Professor Jamie Callan
Jamie Callan is a guru among gurus of IR research
http://www.cs.cmu.edu/~callan/
He made the point at the outset of his presentation that IR is the only element of computer science where evaluation by users is essential in improving the search experience, and that at present we are lacking good evaluation measures for the very simple reason that users are all individuals. Nevertheless that should not stop us trying to develop good evaluation measures. He felt that IR is not being driven by NLP and ML and that research in the area is being reactive rather than innovative. Jamie also highlighted that IR is the only element of computer science where there is a requirement for evaluation as for most other systems it comes down to a core issue of whether the user-specified requirements have been achievedInterestingly he commented that he felt that the negative connotations of presenting ‘ten blue links’ were overstated as a user needed to see the context of each result.
Much of his talk was around understanding search query patterns. Jamie was very positive about the potential value of BERT in multi-stage reranking but emphasized that it needed volumes of data that were rarely generated outside of high-volume e-commerce applications. These could indeed benefit from BERT approaches but were a special case because it was possible to do A/B testing on changes to a much more significant extent that on complete documents.

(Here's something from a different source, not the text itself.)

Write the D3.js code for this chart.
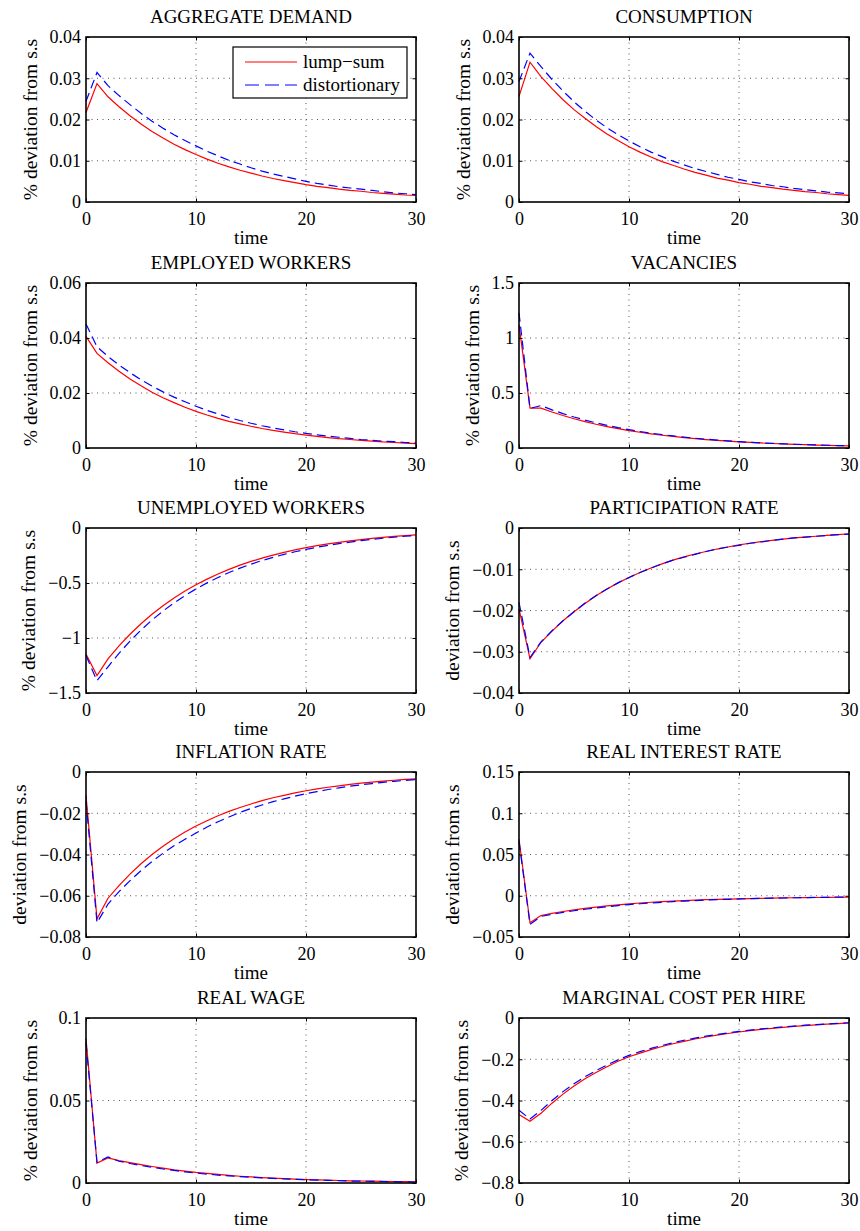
<!DOCTYPE html>
<html>
<head>
<meta charset="utf-8">
<script src="https://cdn.jsdelivr.net/npm/d3@7"></script>
<style>
  body { margin: 0; background: #fff; }
</style>
</head>
<body>
<div id="chart"></div>
<script>
// ---- data ----
const time = [0,1,2,3,4,5,6,7,8,9,10,11,12,13,14,15,16,17,18,19,20,21,22,23,24,25,26,27,28,29,30];
const xTicks = [0, 10, 20, 30];

const titles = ["AGGREGATE DEMAND", "CONSUMPTION", "EMPLOYED WORKERS", "VACANCIES",
  "UNEMPLOYED WORKERS", "PARTICIPATION RATE", "INFLATION RATE", "REAL INTEREST RATE",
  "REAL WAGE", "MARGINAL COST PER HIRE"];

const yLabels = ["% deviation from s.s", "% deviation from s.s", "% deviation from s.s",
  "% deviation from s.s", "% deviation from s.s", "deviation from s.s", "deviation from s.s",
  "deviation from s.s", "% deviation from s.s", "% deviation from s.s"];

const yTicks = [
  [0, 0.01, 0.02, 0.03, 0.04],
  [0, 0.01, 0.02, 0.03, 0.04],
  [0, 0.02, 0.04, 0.06],
  [0, 0.5, 1, 1.5],
  [-1.5, -1, -0.5, 0],
  [-0.04, -0.03, -0.02, -0.01, 0],
  [-0.08, -0.06, -0.04, -0.02, 0],
  [-0.05, 0, 0.05, 0.1, 0.15],
  [0, 0.05, 0.1],
  [-0.8, -0.6, -0.4, -0.2, 0]
];

const legendLabels = ["lump\u2212sum", "distortionary"];

// lump-sum (red, solid)
const adLump  = [0.0217,0.0287,0.0255,0.0231,0.0209,0.0189,0.0171,0.0155,0.0140,0.0127,0.0115,0.0104,0.0094,0.0085,0.0077,0.0070,0.0063,0.0057,0.0052,0.0047,0.0042,0.0038,0.0035,0.0031,0.0028,0.0026,0.0023,0.0021,0.0019,0.0017,0.0016];
const cLump   = [0.0256,0.0339,0.0304,0.0275,0.0248,0.0224,0.0203,0.0183,0.0165,0.0149,0.0134,0.0121,0.0109,0.0098,0.0089,0.0080,0.0072,0.0065,0.0058,0.0053,0.0047,0.0043,0.0038,0.0035,0.0031,0.0028,0.0025,0.0023,0.0020,0.0018,0.0016];
const nLump   = [0.0406,0.0344,0.0310,0.0279,0.0251,0.0226,0.0203,0.0183,0.0165,0.0148,0.0133,0.0120,0.0108,0.0097,0.0088,0.0079,0.0071,0.0064,0.0058,0.0052,0.0047,0.0042,0.0038,0.0034,0.0031,0.0028,0.0025,0.0022,0.0020,0.0018,0.0016];
const vLump   = [1.12,0.362,0.362,0.327,0.295,0.266,0.240,0.216,0.195,0.176,0.158,0.143,0.129,0.116,0.105,0.094,0.085,0.077,0.069,0.062,0.056,0.051,0.046,0.041,0.037,0.033,0.030,0.027,0.024,0.022,0.020];
const uLump   = [-1.145,-1.342,-1.19,-1.072,-0.966,-0.870,-0.784,-0.706,-0.636,-0.573,-0.516,-0.465,-0.418,-0.376,-0.338,-0.304,-0.274,-0.246,-0.221,-0.199,-0.179,-0.161,-0.145,-0.130,-0.117,-0.105,-0.095,-0.085,-0.077,-0.069,-0.062];
const prLump  = [-0.0196,-0.0317,-0.0277,-0.0250,-0.0225,-0.0203,-0.0183,-0.0164,-0.0148,-0.0133,-0.0120,-0.0108,-0.0097,-0.0087,-0.0078,-0.0070,-0.0063,-0.0057,-0.0051,-0.0046,-0.0041,-0.0037,-0.0033,-0.0030,-0.0027,-0.0024,-0.0022,-0.0020,-0.0018,-0.0016,-0.0014];
const piLump  = [-0.0114,-0.0712,-0.0612,-0.0551,-0.0495,-0.0445,-0.0400,-0.0360,-0.0324,-0.0291,-0.0262,-0.0236,-0.0212,-0.0191,-0.0172,-0.0155,-0.0139,-0.0125,-0.0113,-0.0101,-0.0091,-0.0082,-0.0074,-0.0067,-0.0060,-0.0054,-0.0049,-0.0044,-0.0040,-0.0036,-0.0033];
const rLump   = [0.0685,-0.0327,-0.0239,-0.0214,-0.0191,-0.0171,-0.0153,-0.0137,-0.0123,-0.0110,-0.0098,-0.0088,-0.0079,-0.0071,-0.0064,-0.0058,-0.0053,-0.0048,-0.0044,-0.0040,-0.0037,-0.0034,-0.0031,-0.0029,-0.0026,-0.0024,-0.0022,-0.0021,-0.0019,-0.0018,-0.0017];
const wLump   = [0.0875,0.0121,0.0152,0.0136,0.0123,0.0111,0.0100,0.0090,0.0080,0.0072,0.0064,0.0058,0.0052,0.0046,0.0041,0.0037,0.0033,0.0030,0.0027,0.0024,0.0021,0.0019,0.0017,0.0015,0.0013,0.0012,0.0011,0.0010,0.0009,0.0008,0.0007];
const mcLump  = [-0.468,-0.501,-0.462,-0.413,-0.369,-0.330,-0.295,-0.264,-0.236,-0.210,-0.188,-0.170,-0.153,-0.138,-0.125,-0.113,-0.102,-0.092,-0.083,-0.075,-0.068,-0.061,-0.055,-0.050,-0.045,-0.041,-0.037,-0.033,-0.030,-0.027,-0.024];

// distortionary (blue, dashed)
const adDist  = [0.0244,0.0314,0.0282,0.0258,0.0236,0.0215,0.0196,0.0179,0.0163,0.0149,0.0136,0.0123,0.0112,0.0101,0.0092,0.0083,0.0075,0.0068,0.0062,0.0056,0.0050,0.0045,0.0041,0.0037,0.0034,0.0031,0.0028,0.0025,0.0022,0.0020,0.0018];
const cDist   = [0.0292,0.0361,0.0328,0.0297,0.0269,0.0243,0.0220,0.0199,0.0180,0.0163,0.0148,0.0134,0.0121,0.0110,0.0099,0.0090,0.0081,0.0074,0.0067,0.0060,0.0055,0.0049,0.0045,0.0040,0.0037,0.0033,0.0030,0.0027,0.0024,0.0022,0.0020];
const nDist   = [0.0451,0.0368,0.0333,0.0302,0.0274,0.0248,0.0225,0.0204,0.0185,0.0168,0.0152,0.0137,0.0124,0.0111,0.0100,0.0090,0.0081,0.0073,0.0066,0.0059,0.0053,0.0048,0.0043,0.0039,0.0035,0.0031,0.0028,0.0025,0.0023,0.0020,0.0018];
const vDist   = [1.23,0.36,0.386,0.347,0.313,0.282,0.254,0.229,0.206,0.185,0.167,0.150,0.135,0.122,0.110,0.099,0.089,0.080,0.072,0.065,0.058,0.052,0.047,0.042,0.038,0.034,0.031,0.028,0.025,0.022,0.020];
const uDist   = [-1.16,-1.388,-1.262,-1.139,-1.028,-0.928,-0.837,-0.755,-0.681,-0.614,-0.554,-0.499,-0.450,-0.405,-0.365,-0.329,-0.296,-0.267,-0.240,-0.216,-0.195,-0.175,-0.158,-0.142,-0.128,-0.115,-0.103,-0.093,-0.084,-0.075,-0.068];
const prDist  = [-0.0180,-0.0314,-0.0276,-0.0249,-0.0225,-0.0203,-0.0182,-0.0164,-0.0148,-0.0133,-0.0120,-0.0108,-0.0097,-0.0087,-0.0078,-0.0071,-0.0064,-0.0057,-0.0051,-0.0046,-0.0042,-0.0037,-0.0034,-0.0030,-0.0027,-0.0024,-0.0022,-0.0020,-0.0018,-0.0016,-0.0015];
const piDist  = [-0.0140,-0.0731,-0.0640,-0.0580,-0.0527,-0.0478,-0.0434,-0.0394,-0.0358,-0.0326,-0.0296,-0.0267,-0.0241,-0.0218,-0.0196,-0.0177,-0.0160,-0.0144,-0.0130,-0.0117,-0.0105,-0.0095,-0.0085,-0.0077,-0.0069,-0.0062,-0.0056,-0.0050,-0.0045,-0.0041,-0.0037];
const rDist   = [0.066,-0.0347,-0.0250,-0.0225,-0.0202,-0.0182,-0.0164,-0.0148,-0.0133,-0.0119,-0.0107,-0.0097,-0.0087,-0.0079,-0.0071,-0.0064,-0.0058,-0.0052,-0.0047,-0.0043,-0.0039,-0.0035,-0.0032,-0.0029,-0.0027,-0.0024,-0.0022,-0.0020,-0.0019,-0.0017,-0.0016];
const wDist   = [0.085,0.0125,0.0158,0.0132,0.0118,0.0106,0.0095,0.0085,0.0076,0.0068,0.0060,0.0054,0.0048,0.0043,0.0039,0.0035,0.0031,0.0028,0.0025,0.0022,0.0020,0.0018,0.0016,0.0014,0.0012,0.0011,0.0010,0.0009,0.0008,0.0007,0.0006];
const mcDist  = [-0.447,-0.490,-0.448,-0.400,-0.357,-0.319,-0.285,-0.255,-0.228,-0.203,-0.181,-0.163,-0.147,-0.133,-0.120,-0.108,-0.098,-0.088,-0.080,-0.072,-0.065,-0.059,-0.053,-0.048,-0.043,-0.039,-0.035,-0.032,-0.029,-0.026,-0.023];

const lumpSeries = [adLump, cLump, nLump, vLump, uLump, prLump, piLump, rLump, wLump, mcLump];
const distSeries = [adDist, cDist, nDist, vDist, uDist, prDist, piDist, rDist, wDist, mcDist];

(function () {
  const W = 860, H = 1231;
  const colLeft = [86, 519];
  const rowTop  = [37, 283, 528, 772, 1018];
  const plotW = 330, plotH = 165;
  const tickLen = 3.5;
  const serif = '"Liberation Serif", "Times New Roman", serif';

  const svg = d3.select("#chart").append("svg")
      .attr("width", W)
      .attr("height", H);

  // matlab-ish numbers: shortest form, real minus sign
  const fmt = v => {
    const s = String(+Math.abs(v).toFixed(6));
    return (v < 0 ? "\u2212" : "") + s;
  };

  titles.forEach((title, i) => {
    const col = i % 2, row = Math.floor(i / 2);
    const g = svg.append("g")
        .attr("transform", `translate(${colLeft[col]},${rowTop[row]})`);

    const x = d3.scaleLinear().domain([0, 30]).range([0, plotW]);
    const y = d3.scaleLinear().domain(d3.extent(yTicks[i])).range([plotH, 0]);

    // dotted grid (interior ticks only)
    g.selectAll(".gx").data(xTicks.slice(1, -1)).join("line")
      .attr("x1", d => x(d)).attr("x2", d => x(d))
      .attr("y1", 0).attr("y2", plotH)
      .attr("stroke", "#555").attr("stroke-width", 1)
      .attr("stroke-dasharray", "1,4.5");
    g.selectAll(".gy").data(yTicks[i].slice(1, -1)).join("line")
      .attr("x1", 0).attr("x2", plotW)
      .attr("y1", d => y(d)).attr("y2", d => y(d))
      .attr("stroke", "#555").attr("stroke-width", 1)
      .attr("stroke-dasharray", "1,4.5");

    // series
    const line = d3.line()
      .x((d, j) => x(time[j]))
      .y(d => y(d));

    g.append("path")
      .attr("d", line(lumpSeries[i]))
      .attr("fill", "none")
      .attr("stroke", "#ff0000")
      .attr("stroke-width", 1.2);

    g.append("path")
      .attr("d", line(distSeries[i]))
      .attr("fill", "none")
      .attr("stroke", "#0000ff")
      .attr("stroke-width", 1.2)
      .attr("stroke-dasharray", "9,5");

    // axes, ticks pointing inward
    const xAxis = g.append("g")
      .attr("transform", `translate(0,${plotH})`)
      .call(d3.axisBottom(x).tickValues(xTicks).tickSize(-tickLen).tickPadding(10).tickFormat(fmt));
    g.append("g")
      .call(d3.axisTop(x).tickValues(xTicks).tickSize(-tickLen).tickFormat(""));
    const yAxis = g.append("g")
      .call(d3.axisLeft(y).tickValues(yTicks[i]).tickSize(-tickLen).tickPadding(5).tickFormat(fmt));
    g.append("g")
      .attr("transform", `translate(${plotW},0)`)
      .call(d3.axisRight(y).tickValues(yTicks[i]).tickSize(-tickLen).tickFormat(""));

    g.selectAll(".domain").remove();
    g.selectAll(".tick line").attr("stroke", "#000").attr("stroke-width", 1);
    xAxis.selectAll("text").attr("font-size", 18);
    yAxis.selectAll("text").attr("font-size", 18);

    // box
    g.append("rect")
      .attr("width", plotW).attr("height", plotH)
      .attr("fill", "none")
      .attr("stroke", "#000")
      .attr("stroke-width", 1.6);

    // title
    g.append("text")
      .attr("x", plotW / 2).attr("y", -14)
      .attr("text-anchor", "middle")
      .attr("font-size", 19)
      .text(title);

    // x label
    g.append("text")
      .attr("x", plotW / 2).attr("y", plotH + 42)
      .attr("text-anchor", "middle")
      .attr("font-size", 19)
      .text("time");

    // y label sits just left of the tick labels
    yAxis.selectAll("text").style("font-family", serif);
    const bb = yAxis.node().getBBox();
    g.append("text")
      .attr("transform", `translate(${bb.x - 13},${plotH / 2}) rotate(-90)`)
      .attr("text-anchor", "middle")
      .attr("font-size", 19.5)
      .text(yLabels[i]);

    // legend only in first panel
    if (i === 0) {
      const lg = g.append("g").attr("transform", "translate(147,10)");
      lg.append("rect")
        .attr("width", 174).attr("height", 51)
        .attr("fill", "#fff")
        .attr("stroke", "#000")
        .attr("stroke-width", 1.2);
      const rows = lg.selectAll(".lg-row").data(legendLabels).join("g")
        .attr("class", "lg-row")
        .attr("transform", (d, k) => `translate(0,${15 + k * 23})`);
      rows.append("line")
        .attr("x1", 12).attr("x2", 64)
        .attr("stroke", (d, k) => k === 0 ? "#ff0000" : "#0000ff")
        .attr("stroke-width", 1.2)
        .attr("stroke-dasharray", (d, k) => k === 0 ? null : "14,6");
      rows.append("text")
        .attr("x", 70).attr("dy", "0.32em")
        .attr("font-size", 19)
        .text(d => d);
    }
  });

  // one serif face for every label
  svg.selectAll("text").style("font-family", serif).attr("fill", "#000");
})();
</script>
</body>
</html>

He then moved on to look at conversational search. In presenting the context for conversational search he noted that text and voice-based dialogue systems have become common but are based around strong models of common tasks, usually rely on extensive curated domain knowledge and search is being used as a last resort. In his view they are good for easy search tasks but have limitations for complex open-domain information seeking. This is because they are poor at giving a sense of the landscape (compared with looking at a search results page) and because of use of machine learning the answers focus on what other people needed to know. He pointed out that the TREC conversational search track (CAsT) was quite limited in its scope, because
- There was no information introduced about the person seeking the information
- Questions were in a static order, and can so can refer to concepts introduced in prior questions
- The answer is a single passage
- Questions and answers are independent of previous results.
He pointed out that a number of changes are being proposed for the 2020 CAsT track though of course it is doubtful that the TREC event will take place.
A subsequent paper by Julia Kiseleva (Microsoft Research) was quite brutally honest about the challenges of evaluating conversational search systems, primarily because at present there is no common way to undertake the evaluations, making comparisons between approaches of little value.
I would add that towards the end of the conference there was an excellent panel discussion on conversational search (Microsoft, Amazon, etc) and the general view was that we are still at the very beginning of understanding not just how to improve conversational search but what the business/use cases were to justify the research and development investment. Much of the work that has been reported where the results seem to be good are a) special cases, such as e-commerce and b) the evaluation is not rigorous enough for others to be able to scale up on the outcomes.